━━━━━ Extracted records ━━━━━

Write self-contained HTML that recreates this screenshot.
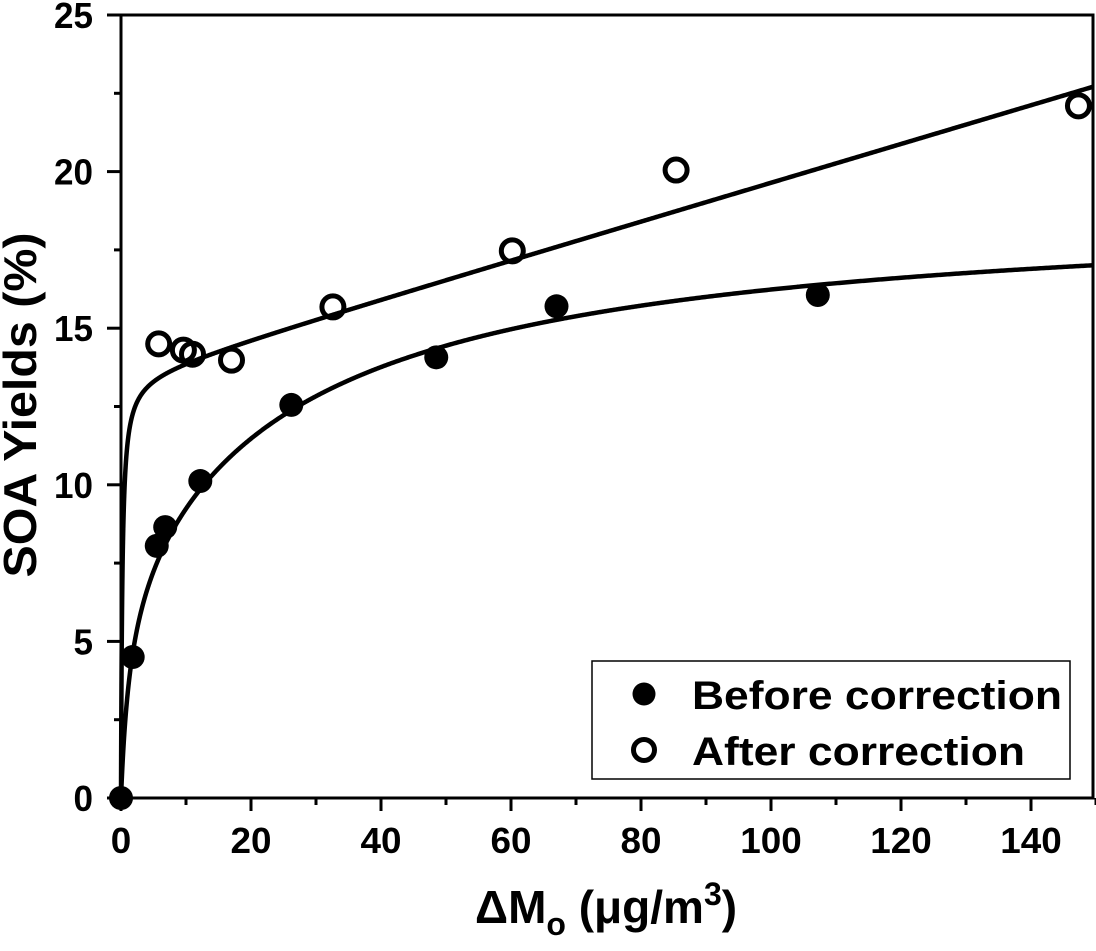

━━━━━
━━━━━ Extracted records ━━━━━

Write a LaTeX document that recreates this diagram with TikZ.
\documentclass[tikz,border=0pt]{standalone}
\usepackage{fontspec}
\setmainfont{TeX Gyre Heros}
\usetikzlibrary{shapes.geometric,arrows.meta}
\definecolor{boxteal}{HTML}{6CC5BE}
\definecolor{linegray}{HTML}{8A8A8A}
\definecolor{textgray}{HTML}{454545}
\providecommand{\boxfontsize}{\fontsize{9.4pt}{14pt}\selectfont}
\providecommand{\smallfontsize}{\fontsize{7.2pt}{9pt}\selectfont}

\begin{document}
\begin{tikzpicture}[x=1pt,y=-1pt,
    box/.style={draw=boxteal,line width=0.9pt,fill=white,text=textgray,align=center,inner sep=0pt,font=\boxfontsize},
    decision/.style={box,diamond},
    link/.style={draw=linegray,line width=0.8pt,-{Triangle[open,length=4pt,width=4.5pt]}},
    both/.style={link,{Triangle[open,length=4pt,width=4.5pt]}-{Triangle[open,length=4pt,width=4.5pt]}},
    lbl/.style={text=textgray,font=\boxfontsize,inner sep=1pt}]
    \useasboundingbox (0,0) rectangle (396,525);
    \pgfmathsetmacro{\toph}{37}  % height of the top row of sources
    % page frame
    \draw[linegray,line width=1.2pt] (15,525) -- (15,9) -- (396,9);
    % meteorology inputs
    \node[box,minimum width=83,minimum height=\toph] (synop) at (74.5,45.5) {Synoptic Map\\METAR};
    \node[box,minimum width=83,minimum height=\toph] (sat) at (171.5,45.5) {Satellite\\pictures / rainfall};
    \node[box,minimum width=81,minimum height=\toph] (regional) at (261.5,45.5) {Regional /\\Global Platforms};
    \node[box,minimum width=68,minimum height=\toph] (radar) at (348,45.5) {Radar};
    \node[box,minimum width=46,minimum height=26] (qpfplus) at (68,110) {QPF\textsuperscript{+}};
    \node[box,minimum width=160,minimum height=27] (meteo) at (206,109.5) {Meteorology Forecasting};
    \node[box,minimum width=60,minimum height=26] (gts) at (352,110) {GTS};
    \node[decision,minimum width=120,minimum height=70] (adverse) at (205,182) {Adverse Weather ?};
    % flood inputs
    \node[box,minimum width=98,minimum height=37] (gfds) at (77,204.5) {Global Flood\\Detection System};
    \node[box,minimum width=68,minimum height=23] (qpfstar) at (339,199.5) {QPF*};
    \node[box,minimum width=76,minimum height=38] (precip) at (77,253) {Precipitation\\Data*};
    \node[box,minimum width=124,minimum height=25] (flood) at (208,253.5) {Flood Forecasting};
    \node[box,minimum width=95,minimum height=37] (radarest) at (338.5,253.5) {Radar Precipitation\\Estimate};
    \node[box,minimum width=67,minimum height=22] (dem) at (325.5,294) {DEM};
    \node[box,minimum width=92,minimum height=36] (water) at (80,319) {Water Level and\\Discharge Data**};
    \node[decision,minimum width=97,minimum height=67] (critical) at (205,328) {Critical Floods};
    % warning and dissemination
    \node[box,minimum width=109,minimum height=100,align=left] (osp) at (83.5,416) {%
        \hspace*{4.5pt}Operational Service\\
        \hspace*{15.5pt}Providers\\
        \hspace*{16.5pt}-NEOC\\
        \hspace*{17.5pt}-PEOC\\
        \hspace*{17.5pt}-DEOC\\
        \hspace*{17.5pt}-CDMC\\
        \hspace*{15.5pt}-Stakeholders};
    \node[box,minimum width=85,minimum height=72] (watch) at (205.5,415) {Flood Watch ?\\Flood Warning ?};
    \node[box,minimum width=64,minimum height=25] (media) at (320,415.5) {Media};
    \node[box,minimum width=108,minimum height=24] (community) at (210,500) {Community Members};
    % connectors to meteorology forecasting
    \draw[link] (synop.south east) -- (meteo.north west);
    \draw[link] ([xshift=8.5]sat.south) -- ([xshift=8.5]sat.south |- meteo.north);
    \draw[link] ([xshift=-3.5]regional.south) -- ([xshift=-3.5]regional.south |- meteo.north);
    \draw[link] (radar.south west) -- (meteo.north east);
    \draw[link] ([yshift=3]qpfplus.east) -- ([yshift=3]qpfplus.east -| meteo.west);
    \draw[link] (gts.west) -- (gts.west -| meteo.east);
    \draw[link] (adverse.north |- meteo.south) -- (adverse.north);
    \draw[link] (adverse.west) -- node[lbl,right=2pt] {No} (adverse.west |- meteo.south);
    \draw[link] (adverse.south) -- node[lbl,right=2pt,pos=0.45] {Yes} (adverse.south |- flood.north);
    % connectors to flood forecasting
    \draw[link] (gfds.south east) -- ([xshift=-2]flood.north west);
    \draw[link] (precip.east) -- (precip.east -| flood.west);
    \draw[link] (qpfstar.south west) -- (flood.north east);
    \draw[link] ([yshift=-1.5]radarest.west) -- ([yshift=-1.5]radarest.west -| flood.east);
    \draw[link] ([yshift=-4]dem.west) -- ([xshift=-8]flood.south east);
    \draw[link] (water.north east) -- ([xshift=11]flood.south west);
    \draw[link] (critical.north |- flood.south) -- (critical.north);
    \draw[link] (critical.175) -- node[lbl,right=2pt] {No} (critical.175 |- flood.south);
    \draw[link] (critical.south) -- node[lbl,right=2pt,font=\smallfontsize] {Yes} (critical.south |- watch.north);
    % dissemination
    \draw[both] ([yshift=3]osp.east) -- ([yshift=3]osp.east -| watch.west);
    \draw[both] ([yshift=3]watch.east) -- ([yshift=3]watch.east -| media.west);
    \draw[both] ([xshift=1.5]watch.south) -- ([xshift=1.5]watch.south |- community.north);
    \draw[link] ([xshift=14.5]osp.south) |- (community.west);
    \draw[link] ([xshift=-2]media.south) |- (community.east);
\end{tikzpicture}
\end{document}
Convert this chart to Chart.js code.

━━━━━
━━━━━ Extracted records ━━━━━

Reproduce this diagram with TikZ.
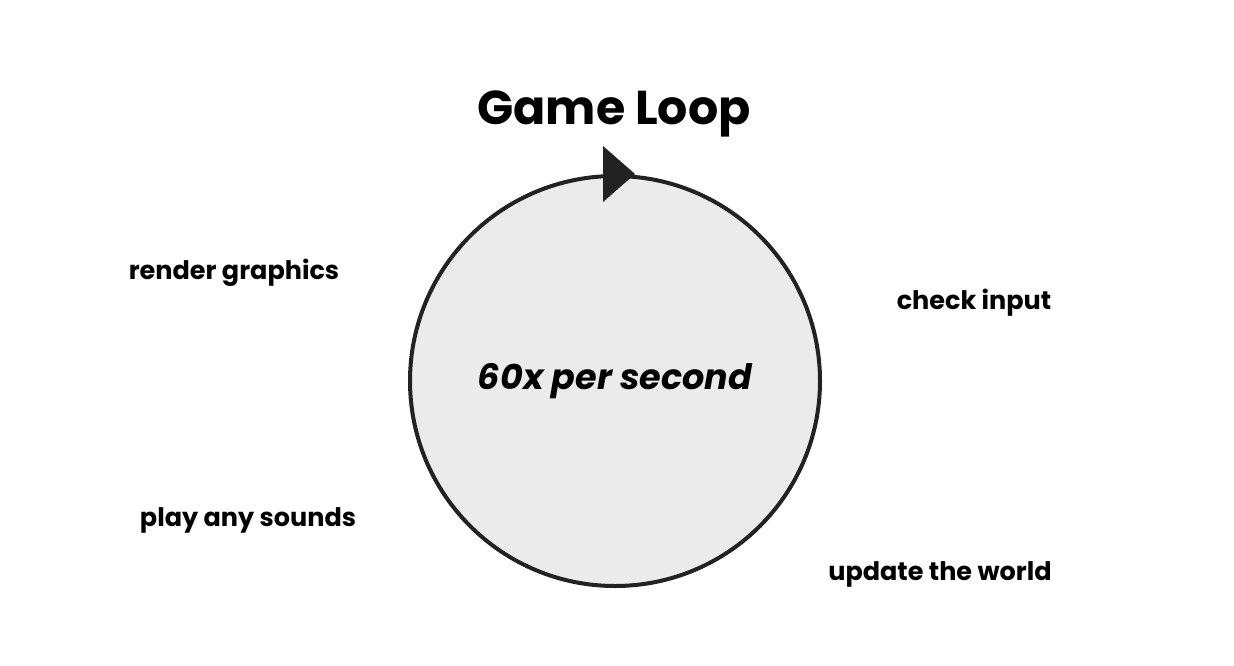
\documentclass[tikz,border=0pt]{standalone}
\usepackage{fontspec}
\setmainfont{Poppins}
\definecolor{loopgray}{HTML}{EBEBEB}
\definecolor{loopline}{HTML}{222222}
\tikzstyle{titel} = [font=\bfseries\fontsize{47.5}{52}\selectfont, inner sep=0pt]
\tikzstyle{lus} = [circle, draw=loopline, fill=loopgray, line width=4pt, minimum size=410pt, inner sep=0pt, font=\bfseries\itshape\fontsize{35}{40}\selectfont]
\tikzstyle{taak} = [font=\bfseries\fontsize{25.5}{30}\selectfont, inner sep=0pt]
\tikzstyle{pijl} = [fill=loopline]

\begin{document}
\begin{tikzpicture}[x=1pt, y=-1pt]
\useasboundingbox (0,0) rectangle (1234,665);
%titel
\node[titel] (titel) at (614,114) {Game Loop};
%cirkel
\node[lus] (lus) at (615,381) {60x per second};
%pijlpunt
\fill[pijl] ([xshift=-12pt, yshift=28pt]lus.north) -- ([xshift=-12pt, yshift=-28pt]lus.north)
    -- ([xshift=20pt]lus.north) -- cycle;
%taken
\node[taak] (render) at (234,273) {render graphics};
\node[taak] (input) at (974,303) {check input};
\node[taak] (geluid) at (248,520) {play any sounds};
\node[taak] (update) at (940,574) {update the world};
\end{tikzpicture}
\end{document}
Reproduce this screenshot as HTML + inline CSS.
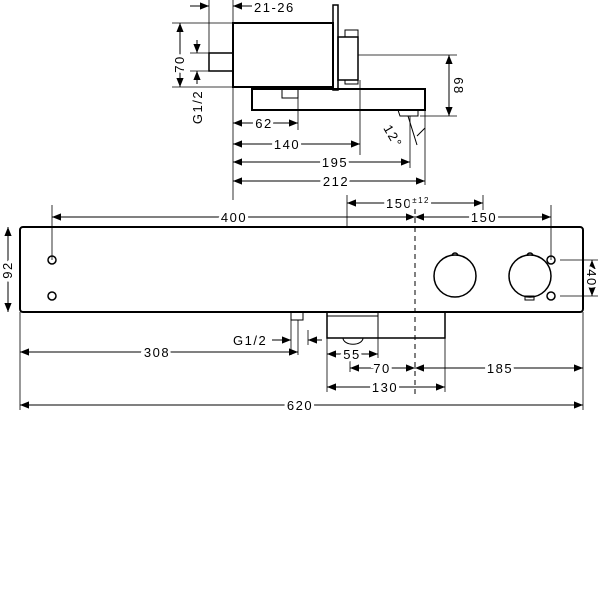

━━━━━

- [What is needed] Select every line above that contains the word "with", and copy it.

- [Answer to this exercise]
Write a LaTeX document that recreates this diagram with TikZ.
Reproduce this diagram with TikZ.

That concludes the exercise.